2. Six to eight years taught in L1 followed by dual-medium instruction. It is a model also used in South Africa.
3. Eight years taught in L1 followed by a complete switch to L2 by the ninth year. This is a model that has been used in Ethiopia where its students achieved an 83.7% pass rate when it was initially implemented versus a significant decrease to 44% when it was removed.

=== Bargaining theory ===
A common strategy that organizations and individuals use to influence multilingual education is sensitization. This is used as a means for elites to substantiate language choices in education. The strategy was incorporated through the research of Ericka Albaugh when she researched the process choosing language mediums in sub-Saharan Africa. In 2007, Albaugh introduced her bargaining theory method in her article entitled "Language Choice in Education: A Politics of Persuasion" which explains five key players who influence the decision of which language to use as the medium of instruction in Africa: nationalist leaders, bureaucrats, the ministry of education, parents and the regional elites.

- Nationalist leaders (mixture of both L1 and L2) face different recommendations in language reform based on the constituents that they represent.
- Bureaucrats (L2 preference) mostly consider using the mother tongue ineffective as a medium of instruction. Even in Ghana, for instance, some schools have ignored policies that instruct them to use L1 to an extent.
- The Ministry of Education (L1 preference) generally complies with the decision made by regional elites, as Albaugh claims lawmakers tend to face potential social sanctions if they try to introduce language reform.
- Parents (mixed preference of both L1 and L2) are divided on the preference of language used, primarily by age; younger parents are almost twice as resistant to using L1 instruction in schools than older ones for common reasons such as the economic advantages of learning European languages being more applicable.
- Regional elites (L1 preference) are language elites tend to advocate the benefits of using L1s based on observations made in their own regions, but this is not to claim that is the best medium of instruction.

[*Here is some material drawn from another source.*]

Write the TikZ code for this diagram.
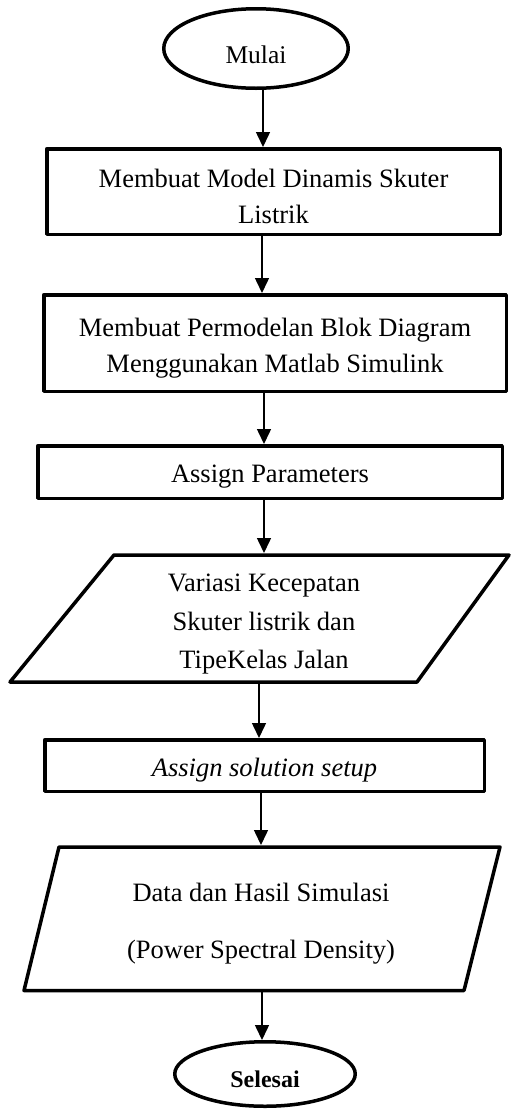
\documentclass[tikz,border=0pt]{standalone}
\usepackage{fontspec}
\setmainfont{Liberation Serif}
\usetikzlibrary{shapes.geometric,arrows.meta}

\begin{document}
\begin{tikzpicture}[x=1pt,y=-1pt,
  shp/.style={draw=black,line width=3.5pt,line join=round,fill=white},
  txt/.style={font=\fontsize{26.5}{36}\selectfont,align=center,inner sep=0pt},
  proc/.style={shp,rectangle,inner sep=0pt},
  term/.style={shp,ellipse,inner sep=0pt},
  iobox/.style={rectangle,inner sep=0pt,outer sep=0pt},
  lbl/.style={txt,yshift=-5pt},
  arr/.style={line width=1.5pt,-{Triangle[length=15pt,width=14pt]}}]

\useasboundingbox[fill=white] (0,0) rectangle (512,1112);

% start / end terminals
\node[term,minimum width=184.5pt,minimum height=79.5pt] (m) at (256,48.5) {};
\node[lbl,font=\fontsize{25.5}{30}\selectfont,yshift=-1pt] (mt) at (m.center) {Mulai};
\node[term,minimum width=180.5pt,minimum height=64.5pt] (s) at (265,1074) {};
\node[lbl,font=\fontsize{24}{28}\selectfont\bfseries] (st) at (s.center) {Selesai};

% process boxes
\node[proc,minimum width=453.5pt,minimum height=85.5pt] (b1) at (273.5,191.5) {};
\node[lbl] (b1t) at (b1.center) {Membuat Model Dinamis Skuter\\Listrik};
\node[proc,minimum width=462.5pt,minimum height=96.5pt] (b2) at (275,343) {};
\node[lbl] (b2t) at (b2.center) {Membuat Permodelan Blok Diagram\\Menggunakan Matlab Simulink};
\node[proc,minimum width=464.5pt,minimum height=52.5pt] (b3) at (270,472) {};
\node[lbl] (b3t) at (b3.center) {Assign Parameters};
\node[proc,minimum width=439.5pt,minimum height=51.5pt] (b4) at (264.5,765.5) {};
\node[lbl] (b4t) at (b4.center) {\itshape Assign solution setup};

% input/output parallelograms
\draw[shp] (114,555) -- (509,555) -- (417,682) -- (10,682) -- cycle;
\node[iobox,minimum width=300pt,minimum height=131pt] (p1) at (264,618.5) {};
\node[lbl,yshift=-1pt] (p1t) at (p1.center)
  {Variasi Kecepatan\\[2.5pt]Skuter listrik dan\\[2.5pt]TipeKelas Jalan};
\draw[shp] (59,847) -- (500,847) -- (464,990.5) -- (24,990.5) -- cycle;
\node[iobox,minimum width=300pt,minimum height=147pt] (p2) at (261,918.5) {};
\node[lbl] (p2t) at (p2.center)
  {Data dan Hasil Simulasi\\[21pt](Power Spectral Density)};

% flow columns
\coordinate (c1) at (263,0);
\coordinate (c2) at (262,0);
\coordinate (c3) at (264,0);
\coordinate (c4) at (259,0);
\coordinate (c5) at (261,0);

% connectors
\draw[arr] (m.south -| c1) -- (b1.north -| c1);
\draw[arr] (b1.south -| c2) -- (b2.north -| c2);
\draw[arr] (b2.south -| c3) -- (b3.north -| c3);
\draw[arr] (b3.south -| c3) -- (p1.north -| c3);
\draw[arr] (p1.south -| c4) -- (b4.north -| c4);
\draw[arr] (b4.south -| c5) -- (p2.north -| c5);
\draw[arr] (p2.south -| c2) -- (s.north -| c2);
\end{tikzpicture}
\end{document}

=== International actors ===
Just like the UN, there are numerous NGOs and other IGOs which attempt to improve education in underdeveloped nations, including those in Africa, such as the Peace Corps, a United States volunteer agency that states their mission of education in Africa is to work with students to improve their learning capabilities and with teachers to improve their teaching ability in the English language. A prominent international NGO that has been working on multilingual education development on the ground in Africa for over fifty years is SIL, which introduced a mother tongue program called PROPELCA alongside prominent education leaders in Africa. The program was designed to facilitate teaching English and French through instruction in the mother tongue. Advocacy for this instructional design started in the Cameroon General Conference in 1995 by Maurice Tadadjeu, a professional linguist who worked with SIL. After receiving positive feedback, the design was tested in schools in Senegal and determined to be a success. Today, it is used as a template for teaching even more international languages through mother-tongue instruction due to further implementation and success in the West African countries of Cameroon, Ghana, and Senegal.